# Offshore trip 7/25/07



## Anthony (Jul 3, 2002)

Sorry for the late report but I have been a little busy lately. Duke of Fluke invited me to do a little tuna fishing out of IRI. I didn't have much offshore fishing experience but thought that it would be a good trip. I met up with Duke of Fluke and his buddy Ernie at 4 in the morning at the north ramp at IRI. We headed out with two flats of butterfish and a flat of sardines. The first spot we hit we anchored up but there wasn't too much going on. We decided to move and join the fleet. We set up again and marked some good bait but still not too much going on. Seemed the fleet were reporting the same thing on the radio. We decided to move again and drift instead of anchoring up. About 20 minutes later we hook up and after a nice battle we deck a nice 50lb bluefin tuna. According to the radio, the action seemed to be picking up. We decided to try and look for some mahi instead of staying and trying to get another tuna but we didn't have any luck on the mahi. Was still a great trip and we were able to land the first tuna on Duke's new boat. Definitely learned a lot and hope to do it again in the near future.


----------



## okimavich (Nov 13, 2006)

Sweet. Pulling in that 50lb tuna musta been fun.


----------



## Duke of Fluke (May 22, 2002)

I never get tired of eating tuna. Steaks last night, kabobs tonight, maybe a tuna caeser salad tomorow. Yum!


----------



## FL FISHERMAN (Sep 30, 2002)

Great job guys! Who was the lucky one to catch it? Sucks we couldn't meet up last time I was down Jamey but next time for sure! Start plotting those wrecks now.


----------



## Duke of Fluke (May 22, 2002)

Anthony and Ernie are weaklings and had to pass the rod back and forth three or four times before finally handing it off to me so I could show them how it is done! 

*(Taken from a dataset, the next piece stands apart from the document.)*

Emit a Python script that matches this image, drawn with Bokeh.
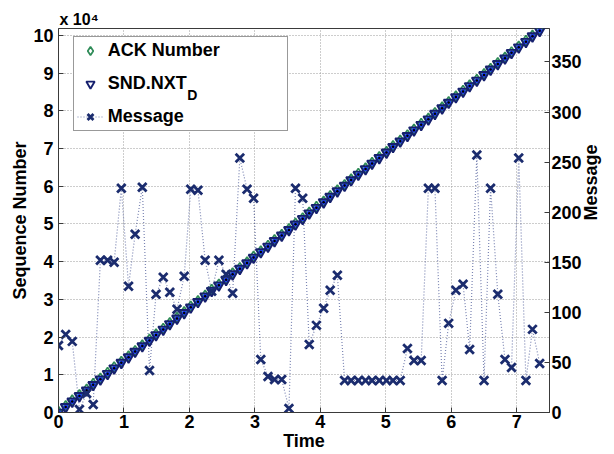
import math
from bokeh.plotting import figure
from bokeh.models import Range1d, LinearAxis, FixedTicker, Legend, LegendItem
from bokeh.embed import file_html
from bokeh.resources import INLINE

# ---- data ----
time = [0.0, 0.11, 0.21, 0.32, 0.43, 0.53, 0.64, 0.75, 0.85, 0.96,
        1.07, 1.17, 1.28, 1.39, 1.49, 1.6, 1.7, 1.81, 1.92, 2.02,
        2.13, 2.24, 2.34, 2.45, 2.56, 2.66, 2.77, 2.88, 2.98, 3.09,
        3.2, 3.3, 3.41, 3.52, 3.62, 3.73, 3.83, 3.94, 4.05, 4.15,
        4.26, 4.37, 4.47, 4.58, 4.69, 4.79, 4.9, 5.01, 5.11, 5.22,
        5.33, 5.43, 5.54, 5.65, 5.75, 5.86, 5.96, 6.07, 6.18, 6.28,
        6.39, 6.5, 6.6, 6.71, 6.82, 6.92, 7.03, 7.14, 7.24, 7.35]

ack_number = [300, 1800, 3300, 4700, 6200, 7700, 9100, 10600, 12100, 13500,
              15000, 16400, 17900, 19400, 20800, 22300, 23800, 25200, 26700, 28200,
              29600, 31100, 32600, 34000, 35500, 37000, 38400, 39900, 41400, 42800,
              44300, 45800, 47200, 48700, 50200, 51600, 53100, 54600, 56000, 57500,
              59000, 60400, 61900, 63400, 64800, 66300, 67800, 69200, 70700, 72200,
              73600, 75100, 76600, 78000, 79500, 81000, 82400, 83900, 85400, 86800,
              88300, 89800, 91200, 92700, 94200, 95600, 97100, 98600, 100000, 101500]

snd_nxt = [0, 1470, 2930, 4400, 5870, 7340, 8800, 10270, 11740, 13200,
           14670, 16140, 17600, 19070, 20540, 22010, 23470, 24940, 26410, 27870,
           29340, 30810, 32270, 33740, 35210, 36680, 38140, 39610, 41080, 42540,
           44010, 45480, 46940, 48410, 49880, 51350, 52810, 54280, 55750, 57210,
           58680, 60150, 61610, 63080, 64550, 66020, 67480, 68950, 70420, 71880,
           73350, 74820, 76280, 77750, 79220, 80690, 82150, 83620, 85090, 86550,
           88020, 89490, 90950, 92420, 93890, 95360, 96820, 98290, 99760, 101220]

message = [67, 78, 71, 3, 19, 8, 152, 152, 150, 224,
           126, 178, 225, 42, 118, 135, 120, 103, 136, 223,
           222, 152, 121, 152, 138, 119, 254, 223, 214, 53,
           36, 33, 33, 4, 224, 214, 68, 87, 104, 122,
           137, 32, 32, 32, 32, 32, 32, 32, 32, 32,
           64, 52, 52, 224, 224, 32, 89, 122, 128, 63,
           257, 32, 224, 118, 53, 45, 254, 32, 83, 49]

x_ticks = [0, 1, 2, 3, 4, 5, 6, 7]
seq_ticks = [0, 10000, 20000, 30000, 40000, 50000, 60000, 70000, 80000, 90000, 100000]
seq_tick_labels = ["0", "1", "2", "3", "4", "5", "6", "7", "8", "9", "10"]
msg_ticks = [0, 50, 100, 150, 200, 250, 300, 350]

FONT = "Liberation Sans"
AX = "#3a3a3a"

p = figure(width=614, height=454, output_backend="svg", toolbar_location=None,
           x_range=Range1d(0, 7.5), y_range=Range1d(0, 101800),
           min_border_left=58, min_border_right=65, min_border_top=28, min_border_bottom=42)
p.extra_y_ranges = {"msg": Range1d(0, 383.4)}
p.background_fill_color = "white"
p.border_fill_color = "white"
p.outline_line_color = AX
p.outline_line_width = 1

p.title.text = "x 10\u2074"
p.title.align = "left"
p.title.offset = 1
p.title.standoff = 2
p.title.vertical_align = "bottom"
p.title.text_font = FONT
p.title.text_font_style = "bold"
p.title.text_font_size = "16px"
p.title.text_color = "black"

def style_axis(ax):
    ax.axis_line_color = AX
    ax.major_tick_line_color = AX
    ax.major_tick_in = 5
    ax.major_tick_out = 0
    ax.minor_tick_line_color = None
    ax.major_label_text_font = FONT
    ax.major_label_text_font_style = "bold"
    ax.major_label_text_font_size = "18px"
    ax.major_label_text_color = "black"
    ax.axis_label_text_font = FONT
    ax.axis_label_text_font_style = "bold"
    ax.axis_label_text_font_size = "18px"
    ax.axis_label_text_color = "black"

xa = p.xaxis[0]
xa.ticker = FixedTicker(ticks=x_ticks)
style_axis(xa)
xa.major_label_standoff = 2
xa.axis_label = "Time"
xa.axis_label_standoff = 0

ya = p.yaxis[0]
ya.ticker = FixedTicker(ticks=seq_ticks)
ya.major_label_overrides = {t: s for t, s in zip(seq_ticks, seq_tick_labels)}
style_axis(ya)
ya.major_label_standoff = 5
ya.axis_label = "Sequence Number"
ya.axis_label_standoff = 0

ra = LinearAxis(y_range_name="msg", ticker=FixedTicker(ticks=msg_ticks))
style_axis(ra)
ra.major_label_standoff = 2
ra.axis_label = "Message"
ra.axis_label_standoff = 6
try:
    ra.axis_label_orientation = math.pi / 2
except Exception:
    pass
p.add_layout(ra, "right")

for g in (p.xgrid[0], p.ygrid[0]):
    g.grid_line_color = "#9a9a9a"
    g.grid_line_dash = "1 2"
    g.grid_line_width = 1
p.xgrid[0].ticker = FixedTicker(ticks=x_ticks)
p.ygrid[0].ticker = FixedTicker(ticks=seq_ticks)

# ---- glyphs ----
msg_line = p.line(time, message, y_range_name="msg", line_color="#34448a",
                  line_dash="1 2", line_width=1.2, line_alpha=0.65)
p.line(time, snd_nxt, line_color="#1030ff", line_width=2)
ack = p.scatter(time, ack_number, marker="diamond", size=10, line_color="#2e8b57",
                fill_color=None, line_width=1.7)
p.scatter(time, snd_nxt, marker="circle", size=5, fill_color="#1f3ff0", line_color=None)
snd = p.scatter(time, snd_nxt, marker="inverted_triangle", size=10, line_color="#16206e",
                fill_color=None, line_width=1.9)
p.scatter(time, snd_nxt, marker="circle", size=2.5, fill_color="black", line_color=None)
msg = p.scatter(time, message, y_range_name="msg", marker="x", size=12,
                line_color="#1b2c6e", line_width=2.8)
# empty, invisible renderer that only carries the subscript text of the legend
sub_holder = p.scatter(x=[], y=[], marker="circle", size=1, fill_alpha=0, line_alpha=0)

legend = Legend(items=[LegendItem(label="ACK Number", renderers=[ack]),
                       LegendItem(label="SND.NXT", renderers=[snd]),
                       LegendItem(label="Message", renderers=[msg_line, msg])],
                location=(14.7, 281))
legend.label_text_font = FONT
legend.label_text_font_style = "bold"
legend.label_text_font_size = "18px"
legend.label_text_color = "black"
legend.glyph_width = 26
legend.glyph_height = 21
legend.label_height = 21
legend.spacing = 12
legend.padding = 3
legend.margin = 0
legend.label_standoff = 5
legend.label_width = 176
legend.border_line_color = "#333333"
legend.border_line_width = 1
legend.background_fill_color = "white"
legend.background_fill_alpha = 1
p.add_layout(legend)

sub = Legend(items=[LegendItem(label="D", renderers=[sub_holder])],
             location=(128.3, 308.9))
sub.label_text_font = FONT
sub.label_text_font_style = "bold"
sub.label_text_font_size = "14px"
sub.label_text_color = "black"
sub.glyph_width = 1
sub.glyph_height = 14
sub.label_height = 14
sub.label_width = 10
sub.label_standoff = 0
sub.padding = 0
sub.spacing = 0
sub.margin = 0
sub.border_line_color = None
sub.background_fill_alpha = 0
p.add_layout(sub)

open("out.html", "w").write(file_html(p, INLINE))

Seriously though we had some "technical difficulties" with the tackle that prolonged the fight.

I'll try post a pic later today.


----------



## Duke of Fluke (May 22, 2002)

Jason,

We did alright on the wrecks a couple of weeks ago for seabass. I can assure you I have plenty of good numbers for tog and seabass. We'll definately do a trip next time you are back.


----------